#### Exercise requirements:
Exclude the pictures, then copy word for word the lines running from the beginning of the records through the line with "180000, 200000, 220000];".

#### Dataset extract:
# # # # # # #

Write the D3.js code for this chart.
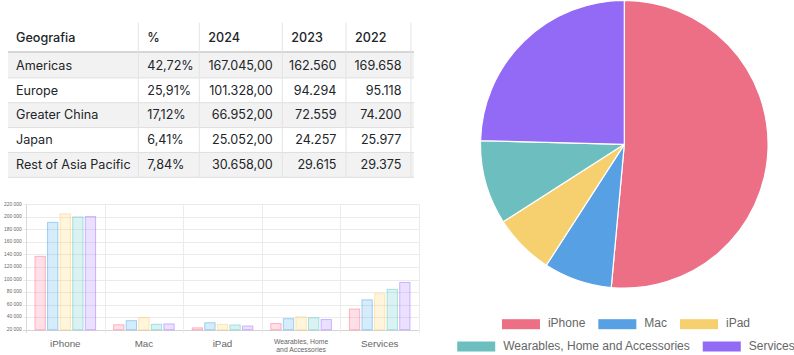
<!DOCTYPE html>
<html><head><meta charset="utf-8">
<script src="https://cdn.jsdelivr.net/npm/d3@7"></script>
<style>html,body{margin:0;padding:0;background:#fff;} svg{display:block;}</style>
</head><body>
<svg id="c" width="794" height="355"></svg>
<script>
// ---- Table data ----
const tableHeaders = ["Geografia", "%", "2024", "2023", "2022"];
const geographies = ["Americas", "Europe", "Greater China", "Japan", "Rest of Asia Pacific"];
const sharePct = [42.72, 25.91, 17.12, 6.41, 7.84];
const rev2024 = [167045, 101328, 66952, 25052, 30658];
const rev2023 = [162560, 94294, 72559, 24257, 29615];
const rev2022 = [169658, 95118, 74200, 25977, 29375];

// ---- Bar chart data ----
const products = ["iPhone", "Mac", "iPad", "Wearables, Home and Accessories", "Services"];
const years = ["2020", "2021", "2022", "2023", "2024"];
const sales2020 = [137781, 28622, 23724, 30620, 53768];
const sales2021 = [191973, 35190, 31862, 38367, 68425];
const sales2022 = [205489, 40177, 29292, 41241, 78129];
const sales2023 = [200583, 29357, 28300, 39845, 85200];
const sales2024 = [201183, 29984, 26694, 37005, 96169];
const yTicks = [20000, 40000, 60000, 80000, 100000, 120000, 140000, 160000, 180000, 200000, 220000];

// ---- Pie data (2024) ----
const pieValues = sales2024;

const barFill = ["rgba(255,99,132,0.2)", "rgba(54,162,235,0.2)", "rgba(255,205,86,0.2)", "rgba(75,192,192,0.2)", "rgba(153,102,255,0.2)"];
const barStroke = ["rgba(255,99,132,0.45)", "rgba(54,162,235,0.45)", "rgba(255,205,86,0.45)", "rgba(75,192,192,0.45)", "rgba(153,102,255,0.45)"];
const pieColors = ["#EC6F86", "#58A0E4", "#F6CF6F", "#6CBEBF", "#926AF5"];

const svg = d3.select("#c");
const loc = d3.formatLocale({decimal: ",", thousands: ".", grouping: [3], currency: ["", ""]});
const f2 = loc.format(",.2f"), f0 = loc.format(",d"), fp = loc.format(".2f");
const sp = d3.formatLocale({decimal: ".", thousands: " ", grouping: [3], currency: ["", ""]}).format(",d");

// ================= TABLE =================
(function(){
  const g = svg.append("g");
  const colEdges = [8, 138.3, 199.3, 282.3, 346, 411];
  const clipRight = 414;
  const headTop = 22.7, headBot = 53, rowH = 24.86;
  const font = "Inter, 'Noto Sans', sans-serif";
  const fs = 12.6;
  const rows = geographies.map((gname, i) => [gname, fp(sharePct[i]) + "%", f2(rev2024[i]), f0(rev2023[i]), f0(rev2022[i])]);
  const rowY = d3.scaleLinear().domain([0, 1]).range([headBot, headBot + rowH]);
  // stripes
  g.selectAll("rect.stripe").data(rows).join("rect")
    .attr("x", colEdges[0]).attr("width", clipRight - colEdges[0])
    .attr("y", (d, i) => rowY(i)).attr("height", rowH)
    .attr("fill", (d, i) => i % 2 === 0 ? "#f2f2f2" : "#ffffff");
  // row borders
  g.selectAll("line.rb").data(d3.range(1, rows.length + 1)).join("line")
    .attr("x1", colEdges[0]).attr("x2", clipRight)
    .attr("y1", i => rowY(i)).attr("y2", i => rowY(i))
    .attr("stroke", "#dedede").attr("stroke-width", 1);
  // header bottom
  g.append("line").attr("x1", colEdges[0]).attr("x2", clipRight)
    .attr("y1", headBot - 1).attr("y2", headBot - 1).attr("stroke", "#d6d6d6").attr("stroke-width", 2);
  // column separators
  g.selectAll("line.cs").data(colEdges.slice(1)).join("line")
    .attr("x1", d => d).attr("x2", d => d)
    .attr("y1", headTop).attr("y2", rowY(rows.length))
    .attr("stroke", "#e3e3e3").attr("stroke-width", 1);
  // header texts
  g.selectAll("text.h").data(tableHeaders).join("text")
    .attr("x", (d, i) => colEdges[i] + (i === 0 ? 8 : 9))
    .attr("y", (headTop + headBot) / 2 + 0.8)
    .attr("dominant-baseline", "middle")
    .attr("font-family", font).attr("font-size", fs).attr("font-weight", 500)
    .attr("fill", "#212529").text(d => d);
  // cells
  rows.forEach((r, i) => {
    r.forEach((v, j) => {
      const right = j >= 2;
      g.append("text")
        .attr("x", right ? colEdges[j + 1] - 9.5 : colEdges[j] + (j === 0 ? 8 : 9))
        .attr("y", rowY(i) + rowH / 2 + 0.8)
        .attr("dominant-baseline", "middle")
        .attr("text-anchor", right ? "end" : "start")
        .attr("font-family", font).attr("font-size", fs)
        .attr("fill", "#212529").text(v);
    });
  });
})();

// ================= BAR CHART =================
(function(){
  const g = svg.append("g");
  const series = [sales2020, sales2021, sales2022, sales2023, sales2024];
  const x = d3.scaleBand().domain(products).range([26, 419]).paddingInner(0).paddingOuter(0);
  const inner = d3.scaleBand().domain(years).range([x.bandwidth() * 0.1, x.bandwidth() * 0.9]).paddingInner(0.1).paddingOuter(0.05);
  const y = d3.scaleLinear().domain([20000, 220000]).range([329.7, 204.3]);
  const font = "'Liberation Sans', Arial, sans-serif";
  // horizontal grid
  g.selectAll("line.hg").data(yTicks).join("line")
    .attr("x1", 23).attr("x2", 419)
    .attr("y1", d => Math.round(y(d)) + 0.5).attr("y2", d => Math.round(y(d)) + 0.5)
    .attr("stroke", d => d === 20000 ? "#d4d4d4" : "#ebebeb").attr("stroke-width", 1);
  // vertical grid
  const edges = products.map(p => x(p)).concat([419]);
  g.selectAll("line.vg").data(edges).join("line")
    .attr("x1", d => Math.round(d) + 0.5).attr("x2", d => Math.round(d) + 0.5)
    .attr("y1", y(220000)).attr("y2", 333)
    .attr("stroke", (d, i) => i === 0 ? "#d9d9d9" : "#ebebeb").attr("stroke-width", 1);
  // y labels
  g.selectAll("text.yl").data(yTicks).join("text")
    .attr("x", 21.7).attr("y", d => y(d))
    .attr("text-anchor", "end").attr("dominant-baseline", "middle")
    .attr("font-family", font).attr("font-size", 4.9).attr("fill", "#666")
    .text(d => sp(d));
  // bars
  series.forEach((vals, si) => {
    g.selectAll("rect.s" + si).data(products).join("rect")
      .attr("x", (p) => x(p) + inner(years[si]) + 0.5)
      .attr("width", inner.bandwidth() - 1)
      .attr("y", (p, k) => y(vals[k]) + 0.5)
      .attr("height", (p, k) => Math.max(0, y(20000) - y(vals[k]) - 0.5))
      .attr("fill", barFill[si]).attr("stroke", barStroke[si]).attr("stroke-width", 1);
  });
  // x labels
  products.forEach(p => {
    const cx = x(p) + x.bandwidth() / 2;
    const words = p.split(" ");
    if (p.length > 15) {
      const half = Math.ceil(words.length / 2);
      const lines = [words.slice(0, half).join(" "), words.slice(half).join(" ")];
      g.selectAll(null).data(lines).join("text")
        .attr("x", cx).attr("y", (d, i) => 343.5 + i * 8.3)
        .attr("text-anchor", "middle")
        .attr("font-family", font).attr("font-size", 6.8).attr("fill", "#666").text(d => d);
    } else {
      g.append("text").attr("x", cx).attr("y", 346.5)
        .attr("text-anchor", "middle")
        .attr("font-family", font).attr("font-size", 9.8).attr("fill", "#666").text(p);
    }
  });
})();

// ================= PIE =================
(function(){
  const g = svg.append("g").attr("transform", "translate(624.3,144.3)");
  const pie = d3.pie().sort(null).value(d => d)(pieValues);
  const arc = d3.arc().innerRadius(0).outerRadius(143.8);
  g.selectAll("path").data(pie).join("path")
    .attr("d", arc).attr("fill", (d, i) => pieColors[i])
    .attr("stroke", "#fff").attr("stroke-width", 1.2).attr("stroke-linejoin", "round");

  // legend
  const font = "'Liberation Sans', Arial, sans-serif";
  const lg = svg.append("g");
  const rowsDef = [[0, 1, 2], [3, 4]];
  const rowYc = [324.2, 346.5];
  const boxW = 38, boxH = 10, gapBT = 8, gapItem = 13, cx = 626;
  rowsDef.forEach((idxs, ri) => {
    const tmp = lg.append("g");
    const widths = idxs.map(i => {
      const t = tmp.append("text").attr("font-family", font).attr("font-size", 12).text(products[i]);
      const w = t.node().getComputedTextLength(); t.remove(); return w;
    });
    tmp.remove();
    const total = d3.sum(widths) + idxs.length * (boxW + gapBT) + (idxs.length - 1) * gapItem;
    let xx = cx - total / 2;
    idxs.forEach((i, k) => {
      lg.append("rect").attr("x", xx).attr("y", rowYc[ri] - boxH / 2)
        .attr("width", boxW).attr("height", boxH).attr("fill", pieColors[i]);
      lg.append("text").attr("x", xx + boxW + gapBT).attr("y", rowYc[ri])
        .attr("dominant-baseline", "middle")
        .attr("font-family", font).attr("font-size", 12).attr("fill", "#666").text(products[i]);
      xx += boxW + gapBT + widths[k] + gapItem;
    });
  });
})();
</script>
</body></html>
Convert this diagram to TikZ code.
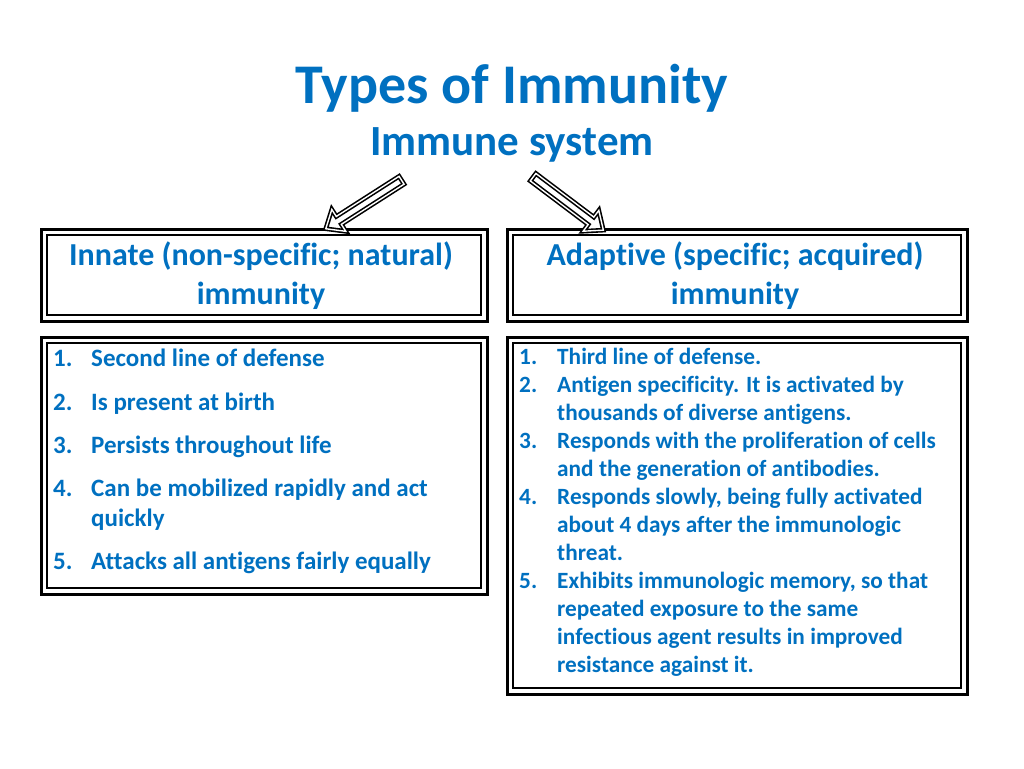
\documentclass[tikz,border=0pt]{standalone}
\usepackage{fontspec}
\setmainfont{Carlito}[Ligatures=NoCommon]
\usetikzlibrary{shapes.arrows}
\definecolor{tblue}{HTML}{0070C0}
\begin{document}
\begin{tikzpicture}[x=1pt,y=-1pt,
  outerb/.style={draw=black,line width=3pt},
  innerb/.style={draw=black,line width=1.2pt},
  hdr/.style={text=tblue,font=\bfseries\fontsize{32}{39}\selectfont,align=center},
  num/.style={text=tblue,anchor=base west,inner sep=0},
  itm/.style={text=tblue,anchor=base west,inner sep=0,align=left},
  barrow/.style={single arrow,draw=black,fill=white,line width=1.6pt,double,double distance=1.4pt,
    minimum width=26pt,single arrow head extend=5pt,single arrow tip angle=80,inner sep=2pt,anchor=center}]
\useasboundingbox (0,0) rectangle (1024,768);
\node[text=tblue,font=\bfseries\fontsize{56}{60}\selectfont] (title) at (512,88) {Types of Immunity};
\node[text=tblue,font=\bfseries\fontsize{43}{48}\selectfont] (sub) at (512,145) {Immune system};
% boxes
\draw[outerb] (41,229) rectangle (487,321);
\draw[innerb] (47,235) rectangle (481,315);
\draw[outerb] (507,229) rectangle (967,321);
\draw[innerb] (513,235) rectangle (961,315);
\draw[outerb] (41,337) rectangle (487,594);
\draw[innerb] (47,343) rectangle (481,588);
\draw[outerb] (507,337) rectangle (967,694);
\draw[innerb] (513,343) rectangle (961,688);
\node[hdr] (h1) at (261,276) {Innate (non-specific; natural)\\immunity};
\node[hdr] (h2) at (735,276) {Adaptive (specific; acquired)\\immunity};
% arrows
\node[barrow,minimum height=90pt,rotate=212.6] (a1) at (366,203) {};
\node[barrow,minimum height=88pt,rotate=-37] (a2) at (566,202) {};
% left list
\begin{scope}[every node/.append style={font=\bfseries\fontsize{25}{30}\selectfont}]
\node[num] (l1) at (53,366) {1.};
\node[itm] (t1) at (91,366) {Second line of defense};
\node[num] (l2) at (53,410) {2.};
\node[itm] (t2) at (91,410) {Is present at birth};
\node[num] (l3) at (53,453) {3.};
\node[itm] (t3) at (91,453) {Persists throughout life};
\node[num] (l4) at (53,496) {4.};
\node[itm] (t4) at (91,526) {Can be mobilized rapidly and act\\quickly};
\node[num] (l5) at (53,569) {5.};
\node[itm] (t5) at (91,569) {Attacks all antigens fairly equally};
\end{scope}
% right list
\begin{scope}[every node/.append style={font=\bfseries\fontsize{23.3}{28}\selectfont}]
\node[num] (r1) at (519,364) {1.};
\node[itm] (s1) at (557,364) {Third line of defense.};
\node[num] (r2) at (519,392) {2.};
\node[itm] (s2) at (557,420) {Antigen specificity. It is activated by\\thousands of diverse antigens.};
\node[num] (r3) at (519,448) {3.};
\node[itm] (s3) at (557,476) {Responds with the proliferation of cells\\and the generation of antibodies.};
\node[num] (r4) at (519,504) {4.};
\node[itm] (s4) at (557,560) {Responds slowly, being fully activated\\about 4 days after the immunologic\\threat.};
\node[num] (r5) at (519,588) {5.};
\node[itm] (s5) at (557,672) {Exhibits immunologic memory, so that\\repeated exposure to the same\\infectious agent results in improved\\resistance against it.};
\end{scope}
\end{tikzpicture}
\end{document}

# # # # # # #

#### Output below:
Write the D3.js code for this chart.
<!DOCTYPE html>
<html><head><meta charset="utf-8">
<script src="https://cdn.jsdelivr.net/npm/d3@7"></script>
<style>html,body{margin:0;padding:0;background:#fff;} svg{display:block;}</style>
</head><body>
<svg id="c" width="794" height="355"></svg>
<script>
// ---- Table data ----
const tableHeaders = ["Geografia", "%", "2024", "2023", "2022"];
const geographies = ["Americas", "Europe", "Greater China", "Japan", "Rest of Asia Pacific"];
const sharePct = [42.72, 25.91, 17.12, 6.41, 7.84];
const rev2024 = [167045, 101328, 66952, 25052, 30658];
const rev2023 = [162560, 94294, 72559, 24257, 29615];
const rev2022 = [169658, 95118, 74200, 25977, 29375];

// ---- Bar chart data ----
const products = ["iPhone", "Mac", "iPad", "Wearables, Home and Accessories", "Services"];
const years = ["2020", "2021", "2022", "2023", "2024"];
const sales2020 = [137781, 28622, 23724, 30620, 53768];
const sales2021 = [191973, 35190, 31862, 38367, 68425];
const sales2022 = [205489, 40177, 29292, 41241, 78129];
const sales2023 = [200583, 29357, 28300, 39845, 85200];
const sales2024 = [201183, 29984, 26694, 37005, 96169];
const yTicks = [20000, 40000, 60000, 80000, 100000, 120000, 140000, 160000, 180000, 200000, 220000];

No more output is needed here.